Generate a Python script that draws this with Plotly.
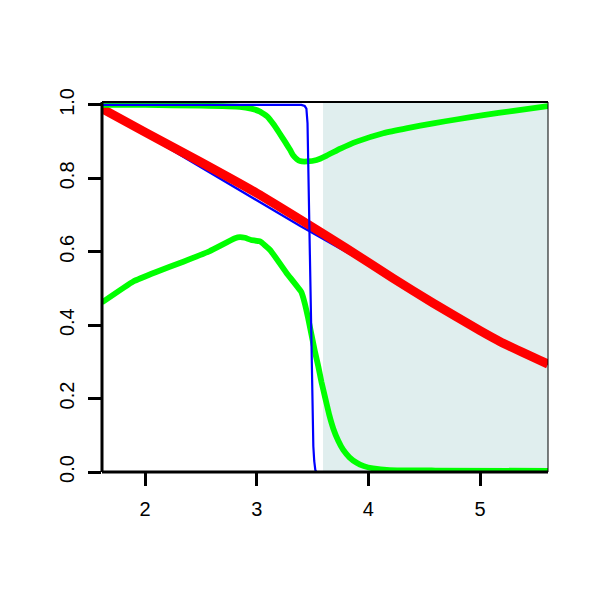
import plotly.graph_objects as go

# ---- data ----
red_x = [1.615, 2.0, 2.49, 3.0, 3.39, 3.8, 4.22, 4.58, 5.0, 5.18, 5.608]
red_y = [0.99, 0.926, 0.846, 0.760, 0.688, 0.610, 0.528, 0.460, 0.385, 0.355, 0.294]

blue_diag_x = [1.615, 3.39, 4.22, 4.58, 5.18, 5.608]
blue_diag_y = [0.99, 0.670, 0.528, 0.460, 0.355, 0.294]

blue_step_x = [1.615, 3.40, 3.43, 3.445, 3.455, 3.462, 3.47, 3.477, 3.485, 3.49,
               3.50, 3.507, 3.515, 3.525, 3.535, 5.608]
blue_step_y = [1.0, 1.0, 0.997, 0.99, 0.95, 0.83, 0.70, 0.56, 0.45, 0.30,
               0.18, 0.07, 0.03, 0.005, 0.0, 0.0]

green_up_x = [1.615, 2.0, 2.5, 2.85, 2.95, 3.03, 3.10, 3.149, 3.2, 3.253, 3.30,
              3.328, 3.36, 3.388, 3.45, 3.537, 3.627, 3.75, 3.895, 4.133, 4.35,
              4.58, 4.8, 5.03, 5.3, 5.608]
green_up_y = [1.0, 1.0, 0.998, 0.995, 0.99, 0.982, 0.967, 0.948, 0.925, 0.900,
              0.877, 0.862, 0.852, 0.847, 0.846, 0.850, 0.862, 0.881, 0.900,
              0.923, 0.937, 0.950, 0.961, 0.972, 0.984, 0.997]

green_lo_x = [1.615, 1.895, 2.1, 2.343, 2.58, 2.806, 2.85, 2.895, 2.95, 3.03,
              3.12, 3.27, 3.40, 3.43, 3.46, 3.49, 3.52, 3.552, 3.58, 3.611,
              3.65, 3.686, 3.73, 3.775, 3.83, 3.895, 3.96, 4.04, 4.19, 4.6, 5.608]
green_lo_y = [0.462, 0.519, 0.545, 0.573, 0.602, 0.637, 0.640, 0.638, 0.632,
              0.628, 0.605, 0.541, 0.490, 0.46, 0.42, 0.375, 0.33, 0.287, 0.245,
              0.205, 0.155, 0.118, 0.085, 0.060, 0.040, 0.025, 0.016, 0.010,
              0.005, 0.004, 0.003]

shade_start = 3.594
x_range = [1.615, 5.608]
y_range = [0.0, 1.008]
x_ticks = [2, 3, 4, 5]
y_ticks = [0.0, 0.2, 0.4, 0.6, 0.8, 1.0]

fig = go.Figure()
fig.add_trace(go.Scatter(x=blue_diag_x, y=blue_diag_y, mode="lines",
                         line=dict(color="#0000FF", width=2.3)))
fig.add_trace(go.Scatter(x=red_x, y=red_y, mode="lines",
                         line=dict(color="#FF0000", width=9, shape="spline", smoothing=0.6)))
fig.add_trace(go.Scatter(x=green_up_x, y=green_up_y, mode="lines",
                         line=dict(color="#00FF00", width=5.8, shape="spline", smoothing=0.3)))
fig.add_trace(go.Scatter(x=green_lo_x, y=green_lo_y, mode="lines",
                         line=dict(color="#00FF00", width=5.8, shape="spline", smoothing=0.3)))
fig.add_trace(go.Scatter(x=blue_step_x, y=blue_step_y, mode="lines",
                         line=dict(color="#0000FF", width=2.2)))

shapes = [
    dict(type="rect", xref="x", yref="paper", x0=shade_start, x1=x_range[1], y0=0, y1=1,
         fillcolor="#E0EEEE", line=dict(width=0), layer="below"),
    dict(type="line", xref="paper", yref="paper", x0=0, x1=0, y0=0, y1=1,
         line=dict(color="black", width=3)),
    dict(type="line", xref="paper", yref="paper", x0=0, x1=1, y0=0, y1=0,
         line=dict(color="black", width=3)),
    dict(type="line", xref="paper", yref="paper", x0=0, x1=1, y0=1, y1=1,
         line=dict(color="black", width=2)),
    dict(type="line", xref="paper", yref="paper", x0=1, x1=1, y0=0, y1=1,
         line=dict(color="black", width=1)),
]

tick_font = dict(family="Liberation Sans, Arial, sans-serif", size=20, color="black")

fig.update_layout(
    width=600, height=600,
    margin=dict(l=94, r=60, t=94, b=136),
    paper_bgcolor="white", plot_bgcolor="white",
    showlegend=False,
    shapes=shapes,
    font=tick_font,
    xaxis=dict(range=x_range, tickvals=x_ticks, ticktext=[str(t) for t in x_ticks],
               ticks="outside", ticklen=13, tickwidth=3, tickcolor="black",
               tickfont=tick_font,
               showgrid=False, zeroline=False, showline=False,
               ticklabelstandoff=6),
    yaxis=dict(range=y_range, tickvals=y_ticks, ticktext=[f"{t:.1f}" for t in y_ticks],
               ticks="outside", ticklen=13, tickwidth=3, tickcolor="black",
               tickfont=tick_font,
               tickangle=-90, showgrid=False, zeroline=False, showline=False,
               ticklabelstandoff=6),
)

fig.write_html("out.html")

===============

▶ SET TASK:
Begin at the first line of the material and copy each line exactly through the one containing "y_ticks = [0.0, 0.2, 0.4, 0.6, 0.8, 1.0]". Omit pictures.

▶ THE RESULT:
Generate a Python script that draws this with Plotly.
import plotly.graph_objects as go

# ---- data ----
red_x = [1.615, 2.0, 2.49, 3.0, 3.39, 3.8, 4.22, 4.58, 5.0, 5.18, 5.608]
red_y = [0.99, 0.926, 0.846, 0.760, 0.688, 0.610, 0.528, 0.460, 0.385, 0.355, 0.294]

blue_diag_x = [1.615, 3.39, 4.22, 4.58, 5.18, 5.608]
blue_diag_y = [0.99, 0.670, 0.528, 0.460, 0.355, 0.294]

blue_step_x = [1.615, 3.40, 3.43, 3.445, 3.455, 3.462, 3.47, 3.477, 3.485, 3.49,
               3.50, 3.507, 3.515, 3.525, 3.535, 5.608]
blue_step_y = [1.0, 1.0, 0.997, 0.99, 0.95, 0.83, 0.70, 0.56, 0.45, 0.30,
               0.18, 0.07, 0.03, 0.005, 0.0, 0.0]

green_up_x = [1.615, 2.0, 2.5, 2.85, 2.95, 3.03, 3.10, 3.149, 3.2, 3.253, 3.30,
              3.328, 3.36, 3.388, 3.45, 3.537, 3.627, 3.75, 3.895, 4.133, 4.35,
              4.58, 4.8, 5.03, 5.3, 5.608]
green_up_y = [1.0, 1.0, 0.998, 0.995, 0.99, 0.982, 0.967, 0.948, 0.925, 0.900,
              0.877, 0.862, 0.852, 0.847, 0.846, 0.850, 0.862, 0.881, 0.900,
              0.923, 0.937, 0.950, 0.961, 0.972, 0.984, 0.997]

green_lo_x = [1.615, 1.895, 2.1, 2.343, 2.58, 2.806, 2.85, 2.895, 2.95, 3.03,
              3.12, 3.27, 3.40, 3.43, 3.46, 3.49, 3.52, 3.552, 3.58, 3.611,
              3.65, 3.686, 3.73, 3.775, 3.83, 3.895, 3.96, 4.04, 4.19, 4.6, 5.608]
green_lo_y = [0.462, 0.519, 0.545, 0.573, 0.602, 0.637, 0.640, 0.638, 0.632,
              0.628, 0.605, 0.541, 0.490, 0.46, 0.42, 0.375, 0.33, 0.287, 0.245,
              0.205, 0.155, 0.118, 0.085, 0.060, 0.040, 0.025, 0.016, 0.010,
              0.005, 0.004, 0.003]

shade_start = 3.594
x_range = [1.615, 5.608]
y_range = [0.0, 1.008]
x_ticks = [2, 3, 4, 5]
y_ticks = [0.0, 0.2, 0.4, 0.6, 0.8, 1.0]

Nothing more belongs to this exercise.